**Objective**
Print the records below exactly, from the line containing "Generate a Python" down to the line containing "plt.rcParams['font.family'] = ['Liberation", both lines included, and omit every picture.
━━━━
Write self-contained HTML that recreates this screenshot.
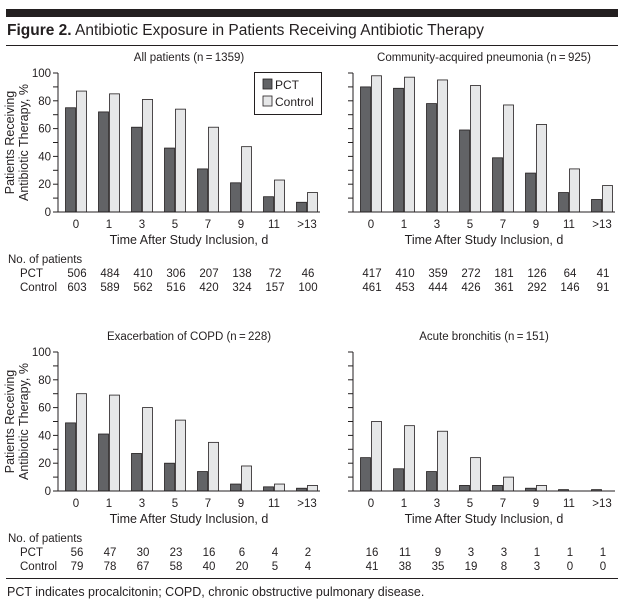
<!DOCTYPE html>
<html><head><meta charset="utf-8"><style>
body{margin:0;background:#fff;}
svg{display:block;font-family:"Liberation Sans",Arial,sans-serif;}
</style></head><body>
<svg id="fig" width="627" height="607" viewBox="0 0 627 607" xmlns="http://www.w3.org/2000/svg">
<rect x="6" y="9" width="612" height="8" fill="#231f20"/>
<text x="7" y="35" font-size="15.5" fill="#231f20"><tspan font-weight="bold">Figure 2.</tspan> Antibiotic Exposure in Patients Receiving Antibiotic Therapy</text>
<line x1="6" y1="45.5" x2="618" y2="45.5" stroke="#231f20" stroke-width="1"/>
<line x1="6" y1="578.5" x2="618" y2="578.5" stroke="#231f20" stroke-width="1"/>
<text x="7" y="596" font-size="12.5" fill="#231f20">PCT indicates procalcitonin; COPD, chronic obstructive pulmonary disease.</text>
</svg>
<script>
const categories=["0","1","3","5","7","9","11",">13"];
const titles=["All patients (n\u2009=\u20091359)","Community-acquired pneumonia (n\u2009=\u2009925)","Exacerbation of COPD (n\u2009=\u2009228)","Acute bronchitis (n\u2009=\u2009151)"];
const pctAll=[75,72,61,46,31,21,11,7];
const ctlAll=[87,85,81,74,61,47,23,14];
const pctCap=[90,89,78,59,39,28,14,9];
const ctlCap=[98,97,95,91,77,63,31,19];
const pctCopd=[49,41,27,20,14,5,3,2];
const ctlCopd=[70,69,60,51,35,18,5,4];
const pctAb=[24,16,14,4,4,2,1,1];
const ctlAb=[50,47,43,24,10,4,0,0];
const nPctAll=[506,484,410,306,207,138,72,46];
const nCtlAll=[603,589,562,516,420,324,157,100];
const nPctCap=[417,410,359,272,181,126,64,41];
const nCtlCap=[461,453,444,426,361,292,146,91];
const nPctCopd=[56,47,30,23,16,6,4,2];
const nCtlCopd=[79,78,67,58,40,20,5,4];
const nPctAb=[16,11,9,3,3,1,1,1];
const nCtlAb=[41,38,35,19,8,3,0,0];
const yTicks=[0,20,40,60,80,100];

const svg=document.getElementById('fig');
const NS="http://www.w3.org/2000/svg";
function mk(tag,attrs,parent){const e=document.createElementNS(NS,tag);for(const k in attrs)e.setAttribute(k,attrs[k]);(parent||svg).appendChild(e);return e;}
function txt(x,y,s,anchor,size,parent){const t=mk('text',{x:x,y:y,'font-size':size||11.5,'text-anchor':anchor||'middle',fill:'#231f20'},parent);t.textContent=s;return t;}

const panels=[
 {ox:0,oy:0,p:pctAll,c:ctlAll,np:nPctAll,nc:nCtlAll,labels:true,name:'all-patients'},
 {ox:295,oy:0,p:pctCap,c:ctlCap,np:nPctCap,nc:nCtlCap,labels:false,name:'pneumonia'},
 {ox:0,oy:279,p:pctCopd,c:ctlCopd,np:nPctCopd,nc:nCtlCopd,labels:true,name:'copd'},
 {ox:295,oy:279,p:pctAb,c:ctlAb,np:nPctAb,nc:nCtlAb,labels:false,name:'bronchitis'}
];
panels.forEach((P,pi)=>{
  const g=mk('g',{});
  
  
  const ax=58+P.ox, y0=212+P.oy, y100=73+P.oy, xEnd=320+P.ox;
  const yS=v=>y0-(y0-y100)*v/100;
  const xC=i=>ax+18+i*33;
  const t=txt(ax+(xEnd-ax)/2,61+P.oy,titles[pi],'middle',11.5,g);
  
  
  P.p.forEach((v,i)=>{
    const b=mk('rect',{x:xC(i)-10.5,y:yS(v),width:10,height:y0-yS(v),fill:'#626366',stroke:'#231f20','stroke-width':0.8},g);
    
    
    if(P.c[i]>0){
    const c=mk('rect',{x:xC(i)+0.5,y:yS(P.c[i]),width:10,height:y0-yS(P.c[i]),fill:'#e6e7e8',stroke:'#231f20','stroke-width':0.8},g);
    
    }
  });
  const yl=mk('line',{x1:ax,y1:y100,x2:ax,y2:y0,stroke:'#231f20','stroke-width':1},g);
  
  
  const xl=mk('line',{x1:ax,y1:y0,x2:xEnd,y2:y0,stroke:'#231f20','stroke-width':1},g);
  
  
  yTicks.forEach(v=>{
    mk('line',{x1:ax-5,y1:yS(v),x2:ax,y2:yS(v),stroke:'#231f20','stroke-width':1},g);
    mk('line',{x1:ax-5,y1:yS(v+10),x2:ax,y2:yS(v+10),stroke:'#231f20','stroke-width':v<100?1:0},g);
    if(P.labels){const tl=txt(ax-7,yS(v)+4,String(v),'end',11.5,g);
      
      }
  });
  categories.forEach((c,i)=>{
    const tl=txt(xC(i),y0+16,c,'middle',11.5,g);
    
    
    const a=txt(xC(i)+1,y0+65,String(P.np[i]),'middle',11.5,g);
    
    
    const b=txt(xC(i)+1,y0+79,String(P.nc[i]),'middle',11.5,g);
    
    
  });
  const xt=txt(ax+(xEnd-ax)/2,y0+32,'Time After Study Inclusion, d','middle',12.5,g);
  
  
  if(P.labels){
    const yt=mk('text',{transform:`translate(14,${(y0+y100)/2}) rotate(-90)`,'font-size':12.5,'text-anchor':'middle',fill:'#231f20'},g);
    
    
    const s1=mk('tspan',{x:0,dy:0},yt);s1.textContent='Patients Receiving';
    const s2=mk('tspan',{x:0,dy:14},yt);s2.textContent='Antibiotic Therapy, %';
    const h=txt(8,y0+51,'No. of patients','start',11.5,g);
    
    
    const r1=txt(20,y0+65,'PCT','start',11.5,g);
    
    
    const r2=txt(20,y0+79,'Control','start',11.5,g);
    
    
  }
});
// legend
const lg=mk('g',{});


mk('rect',{x:254.5,y:72.5,width:67,height:42,fill:'#fff',stroke:'#231f20','stroke-width':1},lg);
mk('rect',{x:263,y:79,width:9,height:10,fill:'#626366',stroke:'#231f20','stroke-width':0.8},lg);
mk('rect',{x:263,y:96,width:9,height:10,fill:'#e6e7e8',stroke:'#231f20','stroke-width':0.8},lg);
const l1=txt(275,89,'PCT','start',12,lg);


const l2=txt(275,106,'Control','start',12,lg);


</script>
</body></html>
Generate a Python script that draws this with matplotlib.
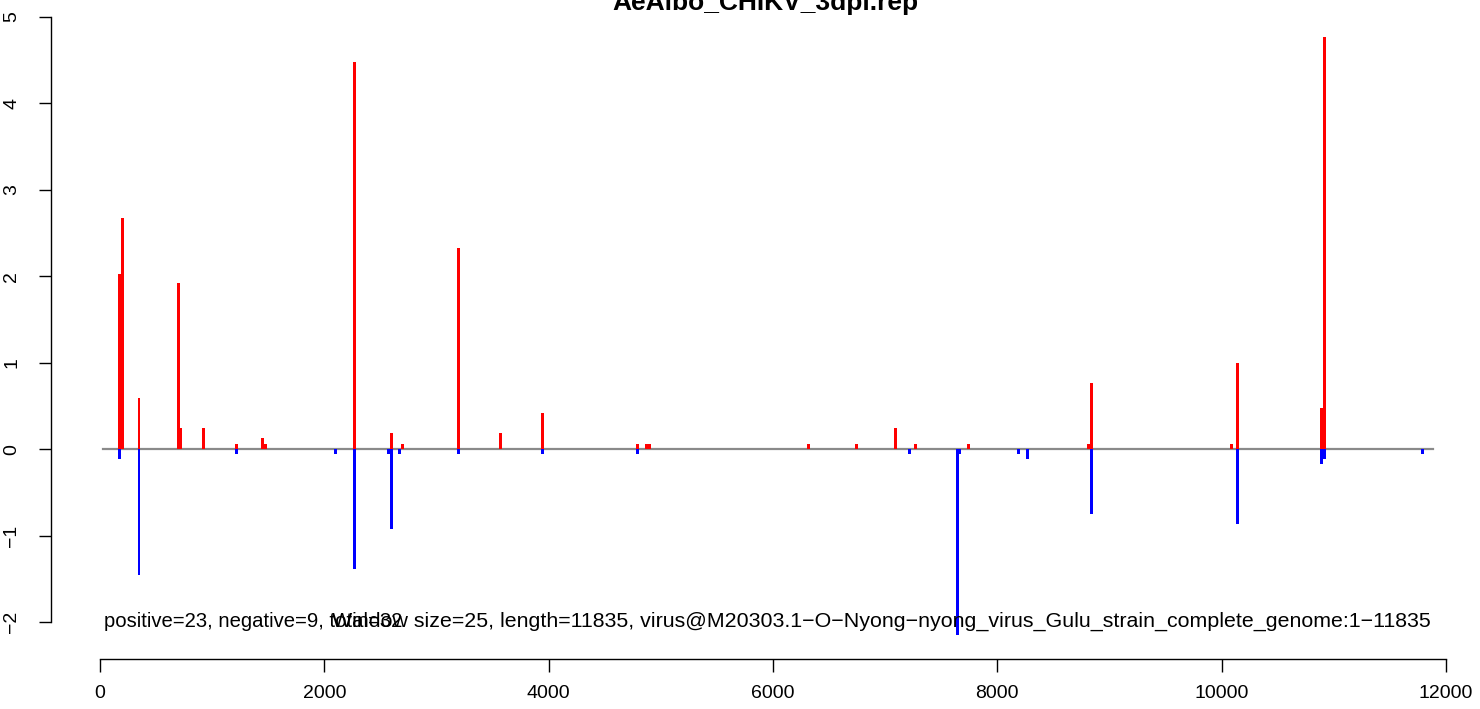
import matplotlib
matplotlib.use("Agg")
import matplotlib.pyplot as plt
import matplotlib.transforms as mtransforms

plt.rcParams['font.family'] = ['Liberation Sans', 'DejaVu Sans']

title = "AeAlbo_CHIKV_3dpi.rep"
window = 25
length = 11835
info_left = "positive=23, negative=9, total=32"
info_right = ("Window size=25, length=11835, "
              "virus@M20303.1\u2212O\u2212Nyong\u2212nyong_virus_Gulu_strain_complete_genome:1\u221211835")

pos_x = [160, 185, 335, 685, 710, 910, 1205, 1435, 1460, 2260, 2585, 2685,
         3185, 3560, 3935, 4780, 4860, 4885, 6305, 6730, 7080, 7260, 7730,
         8800, 8825, 10075, 10130, 10880, 10905]
pos_y = [2.03, 2.67, 0.59, 1.92, 0.24, 0.24, 0.06, 0.13, 0.06, 4.48, 0.185, 0.06,
         2.33, 0.185, 0.42, 0.06, 0.06, 0.06, 0.06, 0.06, 0.24, 0.06, 0.06,
         0.06, 0.76, 0.06, 0.995, 0.475, 4.77]

neg_x = [160, 335, 1205, 2085, 2260, 2560, 2585, 2660, 3185, 3935, 4780,
         7205, 7630, 7655, 8175, 8255, 8825, 10130, 10880, 10905, 11780]
neg_y = [-0.11, -1.455, -0.06, -0.06, -1.39, -0.06, -0.925, -0.06, -0.06, -0.06, -0.06,
         -0.06, -2.15, -0.06, -0.06, -0.11, -0.75, -0.865, -0.17, -0.11, -0.06]

xticks = [0, 2000, 4000, 6000, 8000, 10000, 12000]
yticks = [-2, -1, 0, 1, 2, 3, 4, 5]

W, H = 1480, 709
fig = plt.figure(figsize=(W / 100, H / 100), dpi=100)

# plot region in pixels (R-like)
left_px, right_px, bottom_px, top_px = 51, 1480, 659, 0
ax = fig.add_axes([left_px / W, (H - bottom_px) / H,
                   (right_px - left_px) / W, (bottom_px - top_px) / H])

xscale = 1346 / 12000.0
yscale = 605 / 7.0
y0 = 449.1
ax.set_xlim((left_px - 100) / xscale, (right_px - 100) / xscale)
ax.set_ylim((y0 - bottom_px) / yscale, (y0 - top_px) / yscale)

ax.plot([25, 11880], [0, 0], color='#8a8a8a', lw=1.6, zorder=1)
ax.bar(pos_x, pos_y, width=window, align='edge', color='#ff0000', linewidth=0, zorder=2)
ax.bar(neg_x, neg_y, width=window, align='edge', color='#0000ff', linewidth=0, zorder=2)

for s in ['top', 'right']:
    ax.spines[s].set_visible(False)
ax.spines['left'].set_bounds(-2, 5)
ax.spines['bottom'].set_bounds(0, 12000)
ax.spines['left'].set_linewidth(1.0)
ax.spines['bottom'].set_linewidth(1.0)

ax.set_xticks(xticks)
ax.set_xticklabels([str(v) for v in xticks])
ax.set_yticks(yticks)
ax.set_yticklabels([str(v).replace('-', '\u2212') for v in yticks], rotation=90, va='center')
ax.tick_params(axis='both', length=9, width=1.0, labelsize=14, direction='out')
ax.tick_params(axis='y', pad=13)
ax.tick_params(axis='x', pad=9.5)

txt_y = (y0 - 626.7) / yscale
off_l = mtransforms.offset_copy(ax.transData, fig=fig, x=4, y=0, units='dots')
off_r = mtransforms.offset_copy(ax.transData, fig=fig, x=3, y=0, units='dots')
ax.text(0, txt_y, info_left, transform=off_l, ha='left', va='baseline', fontsize=14.6)
ax.text(length, txt_y, info_right, transform=off_r, ha='right', va='baseline', fontsize=15.4)

fig.text((left_px + right_px) / 2 / W, 1 - 10 / H, title, ha='center', va='baseline',
         fontsize=19, fontweight='bold')

fig.savefig('out.png', dpi=100)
━━━━
**Right answer**
Generate a Python script that draws this with matplotlib.
import matplotlib
matplotlib.use("Agg")
import matplotlib.pyplot as plt
import matplotlib.transforms as mtransforms

plt.rcParams['font.family'] = ['Liberation Sans', 'DejaVu Sans']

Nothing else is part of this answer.